Abbe Franchot-Borok
Managing director and head of U.S. debt at BGO
Last year's rank: 47
With fewer than three years under its belt, the real estate debt team at BGO isn’t letting market volatility get in its way.
In 2023 and the beginning of 2024, BGO’s U.S. debt team — spearheaded by Abbe Franchot Borok — further developed its platform and built its market share. Despite uncertainty in capital markets, the real estate investment firm carved out lending opportunities across sectors — and has the numbers to prove it.
To date, BGO’s U.S. debt platform has originated $4.5 billion assets under management. In total, the company’s equity in the United States amounts to roughly $40 billion. That overarching equity presence is helping drive business on the debt side.
Specifically, cold-storage transactions are heating up. The sector — alongside residential and industrial — comprises about 75 percent of BGO’s debt portfolio.
“We like the cold-storage space because it’s a subsector of logistics that has obviously been a very hot sector throughout the cycle, but really continues to benefit from digitization and technology, ” said Borok, who singled out the growth of online grocery shopping as a cause. BGO recently structured financing for cold-storage assets in both Florida and Texas.

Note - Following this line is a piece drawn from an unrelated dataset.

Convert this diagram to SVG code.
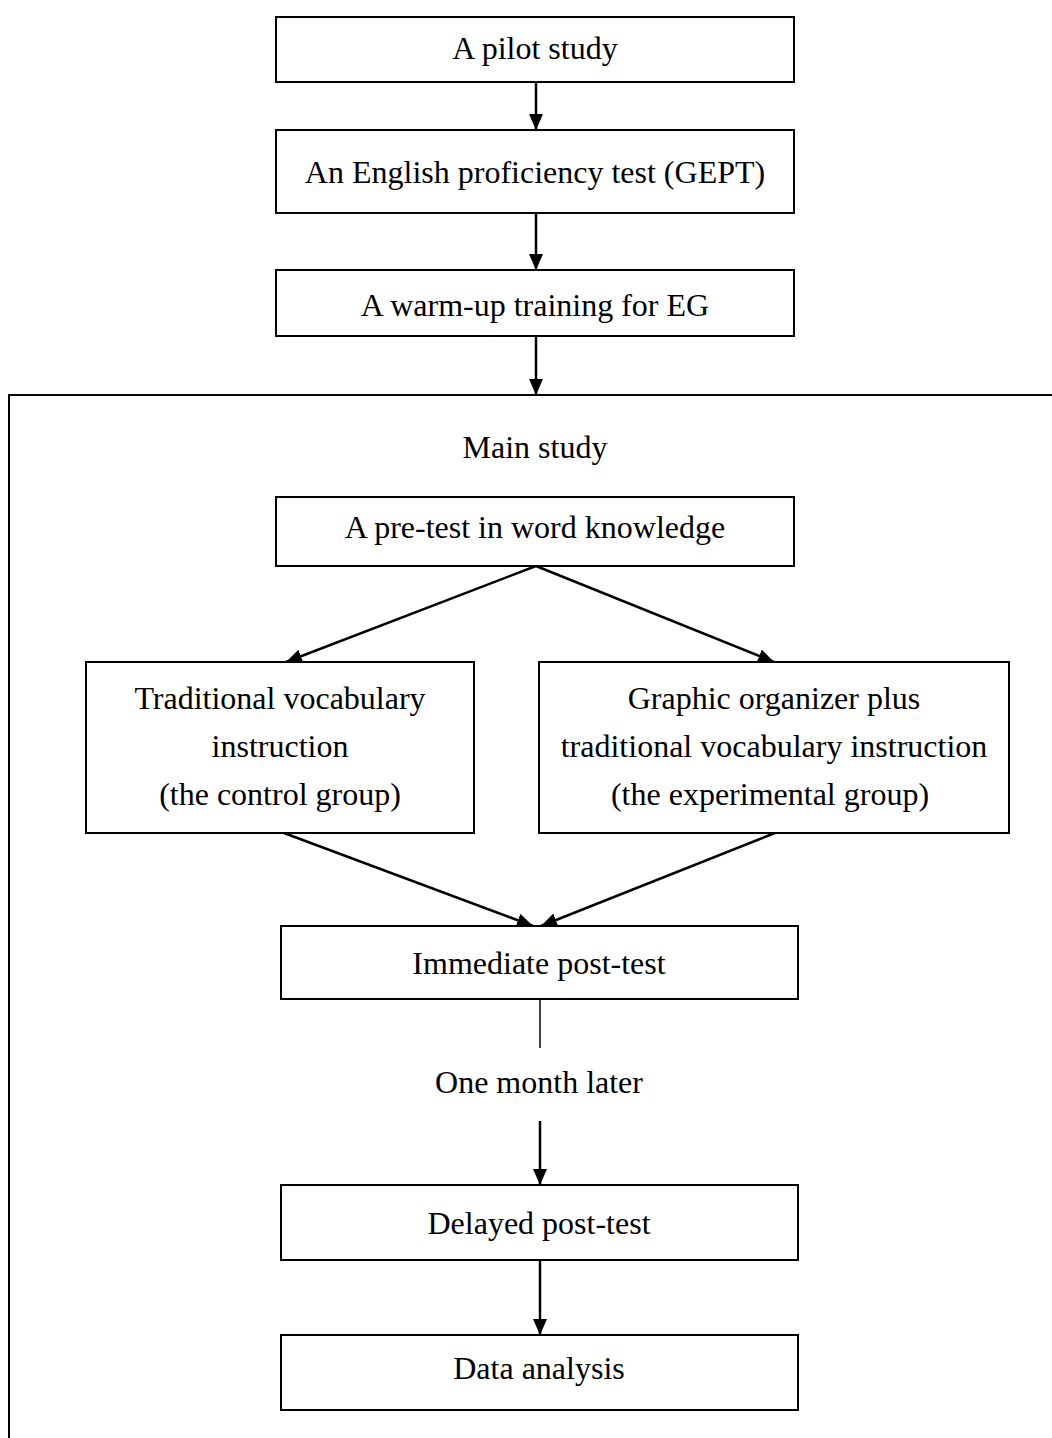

Given the debt team’s expertise — members of Borok’s team have been lending for decades, despite the relatively new nature of the U.S. debt platform — BGO has been efficient in closing and underwriting loans, whether in cold-storage or industrial. “Certain and efficient execution has really benefited us,” said Borok.
In line with the momentum BGO’s debt platform has generated thus far, it shouldn’t come as a surprise, then, that Borok considers the future with cautious optimism. Come the second half of 2024, she predicts transaction activity and volume will accelerate. “We’re seeing some of that in our pipeline,” she said.